As for the constitutionality of reducing the couple’s noneconomic damages awards under the statutory cap, the couple’s "as applied" challenge to the statutory provision—which required the court to answer whether the statutorily substituted remedy of $500,000 was "substantial" under the remedy clause—the appellate panel found that given the nature of the couple’s injuries, the lack of any quid pro quo in the statutory damages cap, and the conclusion that the state legislature’s reason for enacting the noneconomic damages cap could not bear the weight of the dramatic reduction in noneconomic damages that the statute requires for the most grievously injured plaintiffs, reducing plaintiffs’ noneconomic damages awards to $500,000 would leave them without a "substantial" remedy as required by the remedy clause.

The statutory cap on noneconomic damages would leave the injured man, a paraplegic because of those injuries, with $500,000 of the $2,343,750 in noneconomic damages that the jury awarded him—representing a $1,843,750 reduction in his award.

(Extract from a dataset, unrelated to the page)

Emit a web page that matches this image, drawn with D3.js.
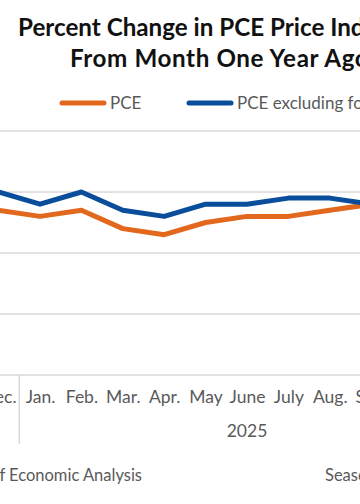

As for the worker’s spouse, it could not be said that reducing her award by $259,375 was a bare reduction in her noneconomic damages that left her with a "substantial" remedy; therefore, the application of the statutory cap to both of their awards violated the constitution’s remedy clause. Accordingly, the trial court’s limited judgment was affirmed, Stayton Builders Mart’s limited judgment was reversed, and the trial court’s general judgment was reversed.

The case is No. A145916.

Attorneys: Michael T. Stone (Brisbee & Stockton LLC) for Weyerhaeuser Co. Maureen Leonard (Maureen Leonard, Attorney at Law) for Kevin and Mitzi Rains. Thomas W. Brown (The Brown Law Firm) for Stayton Builders Mart, Inc.

Companies: Weyerhaeuser Co.; Stayton Builders Mart, Inc.